What is an Asset Management Fee in Real Estate?

Discover what an asset management fee is in real estate, how it’s calculated, typical percentages, and what investors get in return.

What is an Asset Management Fee?

An asset management fee is a periodic charge paid to a professional or firm that oversees and manages a real estate investment on behalf of property owners or investors. This fee compensates the asset manager for strategic decision-making, performance monitoring, and ensuring the property meets its financial objectives.

In real estate, the asset management fee is typically separate from property management fees. While property managers handle day-to-day operations like maintenance and tenant relations, asset managers focus on higher-level activities such as capital improvements, financing strategies, and portfolio optimization.

How Does an Asset Management Fee Work?

The asset management fee operates as ongoing compensation for the expertise and services provided throughout the investment period. Once an investor or group of investors acquires a property or portfolio, they engage an asset manager to maximize returns and preserve capital.

Asset managers develop and execute business plans, review financial performance, coordinate with property managers, and make recommendations about refinancing, renovations, or disposition. The fee structure is agreed upon at the start of the investment and typically appears as a line item in the property’s operating expenses or fund distributions.

Asset Management Fee Formula

Asset management fees are most commonly calculated as a percentage of assets under management (AUM). The standard formula is:

Asset Management Fee = AUM × Fee Percentage

Where AUM can be defined as the property’s market value, equity value, or total invested capital, depending on the agreement. Fee percentages typically range from 0.5% to 2.0% annually, though this varies by asset class and complexity.

Alternatively, some agreements use a flat annual fee or a tiered structure where the percentage decreases as the portfolio size increases.

Real-World Application of Asset Management Fees in Real Estate

In a commercial real estate syndication, a sponsor might acquire a $20 million apartment building with $15 million in debt and $5 million in equity from investors. The sponsor charges an asset management fee of 1.5% of the equity value annually.

Using the formula: $5,000,000 × 1.5% = $75,000 per year. This fee is typically paid quarterly from the property’s operating cash flow before distributions are made to investors. The asset manager uses this compensation to oversee renovations, monitor occupancy trends, negotiate financing, and coordinate quarterly reporting to stakeholders.

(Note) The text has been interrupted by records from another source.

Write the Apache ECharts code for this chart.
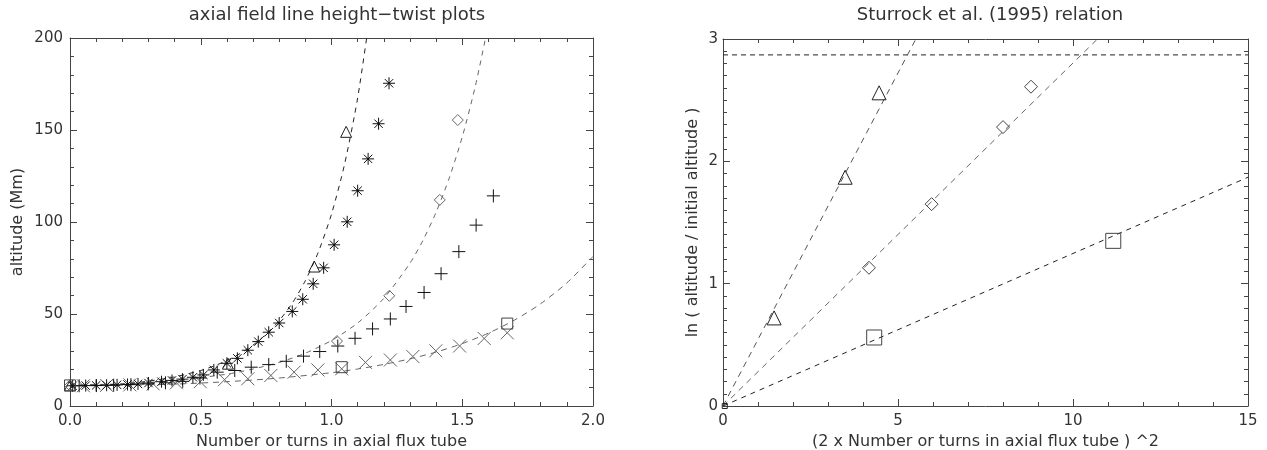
<!DOCTYPE html>
<html><head><meta charset="utf-8">
<script src="https://cdn.jsdelivr.net/npm/echarts@6/dist/echarts.min.js"></script>
<style>html,body{margin:0;padding:0;background:#fff}#c{width:1267px;height:450px}</style>
</head><body><div id="c"></div>
<script>
// ---- Left panel: altitude vs number of turns ----
const asteriskN = [0.01,0.06,0.10,0.14,0.18,0.22,0.26,0.30,0.35,0.39,0.43,0.47,0.51,0.55,0.60,0.64,0.68,0.72,0.76,0.80,0.85,0.89,0.93,0.97,1.01,1.06,1.10,1.14,1.18,1.22];
const asteriskH = [11.0,11.1,11.2,11.3,11.5,11.7,12.0,12.5,13.2,13.9,14.6,15.6,16.9,19.6,23.2,25.9,30.3,35.0,40.1,45.1,51.4,58.0,66.4,75.1,87.6,100.1,117.0,134.3,153.4,175.4];
const plusN = [0.035,0.101,0.167,0.233,0.299,0.365,0.431,0.497,0.563,0.630,0.693,0.760,0.827,0.893,0.955,1.024,1.090,1.157,1.225,1.285,1.354,1.419,1.487,1.553,1.619];
const plusH = [11.0,11.1,11.3,11.6,12.0,12.6,13.4,15.2,18.4,19.3,21.1,22.5,24.3,27.1,29.6,32.6,36.8,41.9,47.3,54.1,61.7,71.9,83.9,98.3,114.2];
const crossN = [0.051,0.140,0.229,0.318,0.407,0.498,0.591,0.680,0.768,0.857,0.948,1.039,1.130,1.225,1.311,1.399,1.490,1.584,1.672];
const crossH = [11.0,11.2,11.5,12.0,12.6,13.2,14.3,14.8,16.6,18.4,19.6,20.2,23.7,25.0,26.9,30.0,32.6,36.7,39.8];
const triN = [0.0,0.604,0.934,1.056];
const triH = [11.2,23.0,75.8,149.0];
const diaN = [0.0,1.021,1.221,1.414,1.483];
const diaH = [11.2,35.3,59.9,112.0,155.4];
const sqN = [0.0,1.039,1.672];
const sqH = [11.2,21.1,44.8];
const fit1N = [0,0.1,0.2,0.3,0.4,0.5,0.55,0.6,0.65,0.7,0.75,0.8,0.85,0.9,0.95,1.0,1.05,1.1,1.15];
const fit1H = [11,11.25,12.0,13.5,15.8,19.3,21.7,24.7,28.5,33.1,39.0,46.4,55.9,68.1,83.8,104.3,131.4,167.4,215.6];
const fit2N = [0,0.2,0.4,0.6,0.7,0.8,0.9,1.0,1.1,1.2,1.3,1.35,1.4,1.45,1.5,1.55,1.6];
const fit2H = [11.5,12.0,13.8,17.3,20.1,23.7,28.7,35.6,45.1,58.5,77.6,90.1,105.3,123.8,146.2,173.8,207.6];
const fit3N = [0,0.2,0.4,0.6,0.8,1.0,1.1,1.2,1.3,1.4,1.5,1.6,1.7,1.8,1.9,2.0];
const fit3H = [11,11.2,11.9,13.2,15.2,18.1,20.1,22.6,25.6,29.3,33.9,39.6,46.7,55.6,66.9,81.3];

// ---- Right panel: ln(h/h0) vs (2N)^2 ----
const rTriX = [1.46,3.49,4.46];
const rTriY = [0.72,1.87,2.56];
const rDiaX = [4.17,5.96,8.00,8.80];
const rDiaY = [1.13,1.65,2.28,2.61];
const rSqX = [4.32,11.15];
const rSqY = [0.56,1.35];
const rOriginX = [0.05];
const rOriginY = [0.0];
const rLineTriX = [0, 5.51];
const rLineTriY = [0, 3.0];
const rLineDiaX = [0, 10.7];
const rLineDiaY = [0, 3.0];
const rLineSqX = [0, 15];
const rLineSqY = [0, 1.87];
const rLimitX = [0, 15];
const rLimitY = [2.87, 2.87];

const leftTitle = 'axial field line height\u2212twist plots';
const rightTitle = 'Sturrock et al. (1995) relation';

const zip = (a, b) => a.map((v, i) => [v, b[i]]);
const FONT = 'DejaVu Sans';
const TXT = '#333';
const AX = '#444';

const SYM_PLUS = 'path://M5,0L5,10M0,5L10,5';
const SYM_X = 'path://M0,0L10,10M10,0L0,10';
const SYM_AST = 'path://M5,0L5,10M0,5L10,5M1.5,1.5L8.5,8.5M8.5,1.5L1.5,8.5M4.6,4.6L5.4,4.6L5.4,5.4L4.6,5.4Z';

function mainX(grid, min, max, interval, fmt, name, gap) {
  return {
    type: 'value', gridIndex: grid, min, max, interval, position: 'bottom',
    axisLine: { show: true, onZero: false, lineStyle: { color: AX, width: 1 } },
    axisTick: { show: true, inside: true, length: 7, lineStyle: { color: AX } },
    minorTick: { show: true, splitNumber: 5, length: 4, lineStyle: { color: AX } },
    splitLine: { show: false },
    axisLabel: { color: TXT, fontFamily: FONT, fontSize: 15, margin: 8, formatter: fmt },
    name, nameLocation: 'middle', nameGap: gap,
    nameTextStyle: { color: TXT, fontFamily: FONT, fontSize: 16 }
  };
}
function mirrorX(grid, min, max, interval) {
  return {
    type: 'value', gridIndex: grid, min, max, interval, position: 'top',
    axisLine: { show: true, onZero: false, lineStyle: { color: AX, width: 1 } },
    axisTick: { show: true, inside: true, length: 7, lineStyle: { color: AX } },
    minorTick: { show: true, splitNumber: 5, length: 4, lineStyle: { color: AX } },
    splitLine: { show: false }, axisLabel: { show: false }
  };
}
function mainY(grid, min, max, interval, minorSplit, name, gap, margin) {
  return {
    type: 'value', gridIndex: grid, min, max, interval, position: 'left',
    axisLine: { show: true, onZero: false, lineStyle: { color: AX, width: 1 } },
    axisTick: { show: true, inside: true, length: 7, lineStyle: { color: AX } },
    minorTick: { show: true, splitNumber: minorSplit, length: 4, lineStyle: { color: AX } },
    splitLine: { show: false },
    axisLabel: { color: TXT, fontFamily: FONT, fontSize: 15, margin },
    name, nameLocation: 'middle', nameGap: gap, nameRotate: 90,
    nameTextStyle: { color: TXT, fontFamily: FONT, fontSize: 16 }
  };
}
function mirrorY(grid, min, max, interval, minorSplit) {
  return {
    type: 'value', gridIndex: grid, min, max, interval, position: 'right',
    axisLine: { show: true, onZero: false, lineStyle: { color: AX, width: 1 } },
    axisTick: { show: true, inside: true, length: 7, lineStyle: { color: AX } },
    minorTick: { show: true, splitNumber: minorSplit, length: 4, lineStyle: { color: AX } },
    splitLine: { show: false }, axisLabel: { show: false }
  };
}

function scatter(xi, yi, data, symbol, size, color, width) {
  return {
    type: 'scatter', xAxisIndex: xi, yAxisIndex: yi, data, symbol, symbolSize: size,
    itemStyle: { color: 'none', borderColor: color, borderWidth: width || 1, opacity: 1 },
    emphasis: { disabled: true }, silent: true, z: 3
  };
}
function dashed(xi, yi, data, color, dash, smooth) {
  return {
    type: 'line', xAxisIndex: xi, yAxisIndex: yi, data, showSymbol: false, symbol: 'none',
    smooth: smooth || false,
    lineStyle: { color, width: 1, type: dash },
    emphasis: { disabled: true }, silent: true, z: 2, clip: true
  };
}

const chart = echarts.init(document.getElementById('c'), null, { renderer: 'canvas' });
chart.setOption({
  animation: false,
  backgroundColor: '#fff',
  title: [
    { text: leftTitle, left: 332, top: 1, textAlign: 'center',
      textStyle: { color: TXT, fontFamily: FONT, fontSize: 18, fontWeight: 'normal' } },
    { text: rightTitle, left: 985, top: 1, textAlign: 'center',
      textStyle: { color: TXT, fontFamily: FONT, fontSize: 18, fontWeight: 'normal' } }
  ],
  grid: [
    { left: 70, top: 38, width: 523, height: 368, containLabel: false, outerBoundsMode: 'none' },
    { left: 723, top: 39, width: 525, height: 367, containLabel: false, outerBoundsMode: 'none' }
  ],
  xAxis: [
    mainX(0, 0, 2, 0.5, v => v.toFixed(1), 'Number or turns in axial flux tube', 23),
    mirrorX(0, 0, 2, 0.5),
    mainX(1, 0, 15, 5, v => String(v), '(2 x Number or turns in axial flux tube ) ^2', 23),
    mirrorX(1, 0, 15, 5)
  ],
  yAxis: [
    mainY(0, 0, 200, 50, 5, 'altitude (Mm)', 44, 7),
    mirrorY(0, 0, 200, 50, 5),
    mainY(1, 0, 3, 1, 10, 'ln ( altitude / initial altitude )', 22, 5),
    mirrorY(1, 0, 3, 1, 10)
  ],
  series: [
    dashed(0, 0, zip(fit1N, fit1H), '#222', [5, 5], 0.25),
    dashed(0, 0, zip(fit2N, fit2H), '#666', [5, 5], 0.25),
    dashed(0, 0, zip(fit3N, fit3H), '#666', [6, 5], 0.25),
    scatter(0, 0, zip(crossN, crossH), SYM_X, 13, '#666', 1),
    scatter(0, 0, zip(plusN, plusH), SYM_PLUS, 13, '#111', 1),
    scatter(0, 0, zip(asteriskN, asteriskH), SYM_AST, 12, '#111', 1),
    scatter(0, 0, zip(triN, triH), 'triangle', 11, '#222', 1),
    scatter(0, 0, zip(diaN, diaH), 'diamond', 11, '#666', 1),
    scatter(0, 0, zip(sqN, sqH), 'rect', 11, '#444', 1),

    dashed(2, 2, zip(rLimitX, rLimitY), '#222', [5, 4], false),
    dashed(2, 2, zip(rLineTriX, rLineTriY), '#555', [6, 5], false),
    dashed(2, 2, zip(rLineDiaX, rLineDiaY), '#666', [6, 5], false),
    dashed(2, 2, zip(rLineSqX, rLineSqY), '#222', [5, 5], false),
    scatter(2, 2, zip(rTriX, rTriY), 'triangle', 14, '#222', 1),
    scatter(2, 2, zip(rDiaX, rDiaY), 'diamond', 13, '#444', 1),
    scatter(2, 2, zip(rSqX, rSqY), 'rect', 15, '#444', 1),
    scatter(2, 2, zip(rOriginX, rOriginY), 'rect', 5, '#222', 1)
  ]
});
</script>
</body></html>
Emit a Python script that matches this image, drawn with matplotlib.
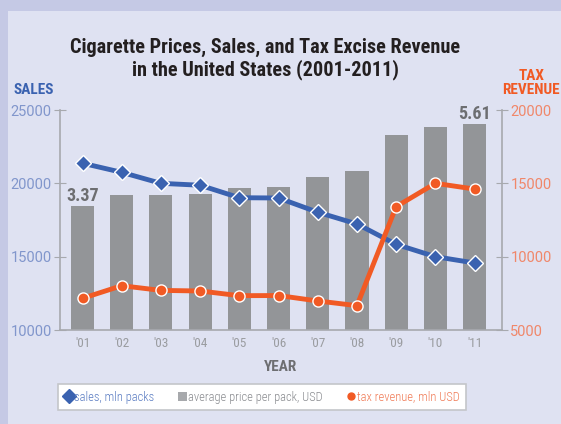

How Asset Management Fees Are Used

Investors encounter asset management fees when participating in real estate funds, syndications, REITs, or private equity deals. These fees are disclosed in offering documents and operating agreements before capital is committed.

The fee compensates the asset manager’s team for ongoing oversight, strategic planning, and performance optimization. It covers activities like financial analysis, market research, capital allocation decisions, and communication with investors. In institutional settings, asset management fees may also support technology platforms, compliance functions, and portfolio-level reporting.

In Other Words

Put simply, an asset management fee is what you pay someone to watch over your real estate investment and make smart decisions to grow its value. Think of it as a retainer for ongoing strategic guidance—separate from the costs of actually running the property day-to-day. It’s the price for having an experienced professional actively working to maximize your returns rather than letting the investment run on autopilot.